Just a flash feedback - some ours again I could login again, but qstat gave an error message while crontab was running regularly; now qstat runs again.

Presently is running under Alebot account a IRC script only, that can be considered a test routine; have I to stop it, to make server update easier?


as you have surely noticed the toolserver is even more unstable and unreliable
than normal at the moment. The reason is that our ha-nodes are not longer
working as intended and neither Nosy nor I are able to fix this.

A quick word was ha-nodes are: The "ha" stands for "high available" and we
have 2 servers for that. Some services at the toolserver are so important that
a downtime is unacceptable (like /home, LDAP or the DNS) and for this reasons
these services life at the ha-nodes. If one server goes down or crashes then
the other can continue to operate all services with no or little interruption
time and without working by a root.
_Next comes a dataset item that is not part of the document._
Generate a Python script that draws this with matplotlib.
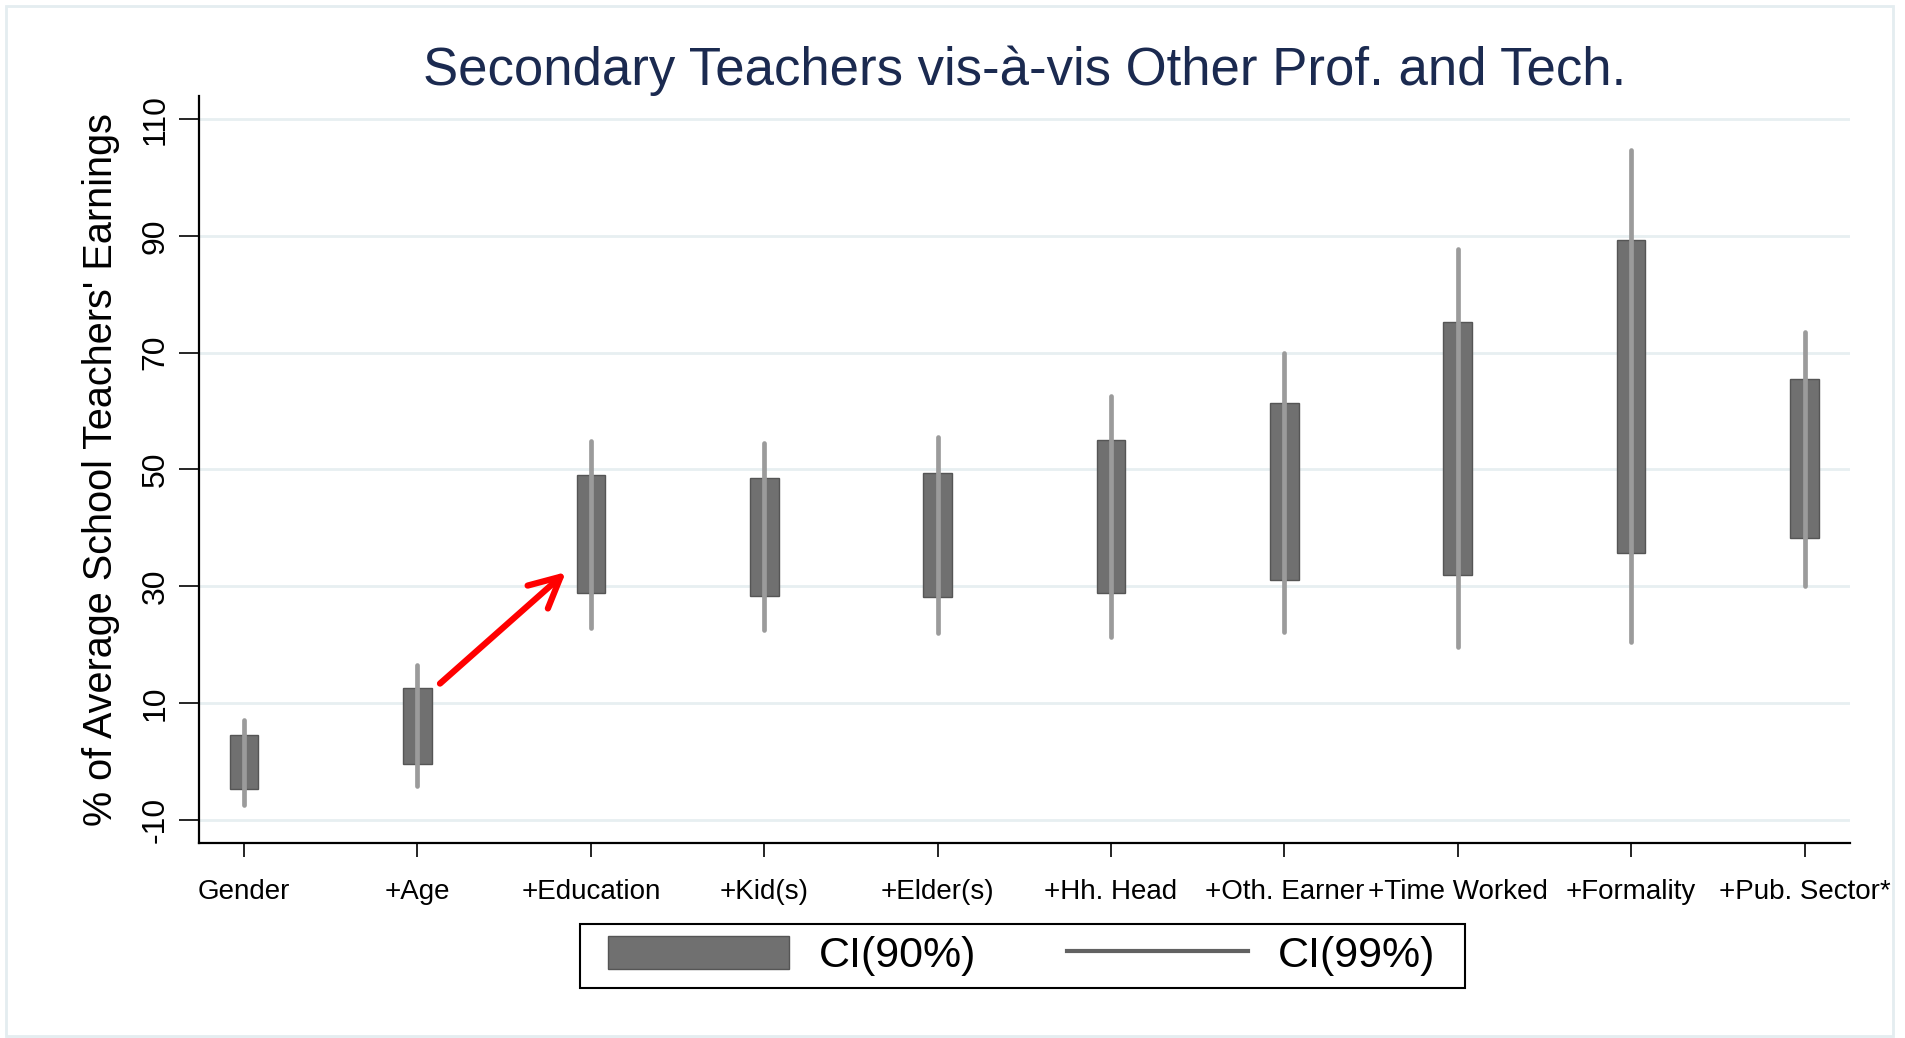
import matplotlib
matplotlib.use('Agg')
import matplotlib.pyplot as plt
from matplotlib.patches import Patch, Rectangle
from matplotlib.lines import Line2D

plt.rcParams['font.family'] = ['Liberation Sans', 'DejaVu Sans']
plt.rcParams['axes.unicode_minus'] = False

categories = ['Gender', '+Age', '+Education', '+Kid(s)', '+Elder(s)', '+Hh. Head',
              '+Oth. Earner', '+Time Worked', '+Formality', '+Pub. Sector*']
# 90% CI (box) and 99% CI (line)
lo90 = [-4.7, -0.4, 28.8, 28.3, 28.1, 28.8, 31.0, 31.9, 35.6, 38.2]
hi90 = [4.5, 12.6, 49.1, 48.5, 49.4, 55.1, 61.4, 75.3, 89.3, 65.5]
lo99 = [-7.5, -4.3, 22.8, 22.4, 22.0, 21.2, 22.1, 19.5, 20.4, 30.1]
hi99 = [7.1, 16.5, 54.9, 54.5, 55.6, 62.6, 69.9, 87.8, 104.7, 73.5]
yticks = [-10, 10, 30, 50, 70, 90, 110]

fig = plt.figure(figsize=(19.06, 10.38), dpi=100)
ax = fig.add_axes([0.1044, 0.188, 0.866, 0.7195])

x = list(range(len(categories)))
heights = [h - l for h, l in zip(hi90, lo90)]
ax.bar(x, heights, bottom=lo90, width=0.165, color='#707070', edgecolor='#555555',
       linewidth=1, zorder=2)
vl = ax.vlines(x, lo99, hi99, color='#9b9b9b', linewidth=3.4, zorder=3)
vl.set_capstyle('round')

ax.set_xlim(-0.26, 9.26)
ax.set_ylim(-14, 114)
ax.set_yticks(yticks)
ax.set_xticks(x)
ax.set_xticklabels(categories)
for yv in yticks:
    ax.axhline(yv, color='#e7eff1', linewidth=2, zorder=0)

for s in ['top', 'right']:
    ax.spines[s].set_visible(False)
for s in ['left', 'bottom']:
    ax.spines[s].set_linewidth(1.6)
ax.tick_params(axis='x', length=10, width=1.2, pad=16, labelsize=20)
ax.tick_params(axis='y', length=14.4, width=1.2, pad=6, labelsize=23, labelrotation=90)
for lab in ax.get_yticklabels():
    lab.set_va('center')

ax.set_ylabel("% of Average School Teachers' Earnings", fontsize=28.5, labelpad=15)
ax.set_title('Secondary Teachers vis-à-vis Other Prof. and Tech.', fontsize=38,
             color='#1b2a50', pad=8)

ax.annotate('', xy=(1.856, 32.4), xytext=(1.13, 13.3),
            arrowprops=dict(arrowstyle='->, head_length=2.2, head_width=1.1',
                            color='red', lw=4.5, shrinkA=0, shrinkB=0))

handles = [Patch(facecolor='#707070', edgecolor='#555555'),
           Line2D([], [], color='#626262', linewidth=3)]
leg = fig.legend(handles, ['CI(90%)', 'CI(99%)'], loc='center',
                 bbox_to_anchor=(0.536, 0.079), ncol=2, fontsize=31,
                 frameon=False, handlelength=4.2, handleheight=0.8,
                 handletextpad=0.7, columnspacing=2.1, borderpad=0.22,
                 borderaxespad=0)
# legend box, a bit wider than the entries like the original
fig.patches.append(Rectangle((0.3043, 0.0482), 0.4643, 0.0616, transform=fig.transFigure,
                             fill=False, edgecolor='black', linewidth=1.5))

fig.patches.append(Rectangle((0.003, 0.002), 0.990, 0.992, transform=fig.transFigure,
                             fill=False, edgecolor='#e4edf0', linewidth=2))

fig.savefig('out.png', dpi=100)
That worked great as long as River was
here and not-so-good in the last months, but now it is totally broken.
The problem is that both ha-nodes run Solaris and all roots are no Solaris-
experts what makes it hard for us to find errors or in this case impossible. We
have setup a very ugly workaround, but it is not stable and so the downtime of
important services cause downtime for the hole toolserver and more work for
the roots.

We can only think of one solution: Replacing the solaris at the ha-nodes with
linux. But this can not start before Friday and it will take some time until
everything is moved over. It will also cause some hours of complete downtime
while /home is copied (we will separately announce this). In best case when
Whitsun is over everything will be working again, in worst case it will need 2
weeks (I will be away between 21 and 26 for the general meeting of WMDE).
The repairing of the ha-nodes has top priority, so everything else will be
delayed (linux-update, database-reimports, account-creation (for VERY
important ones send me a mail), etc.).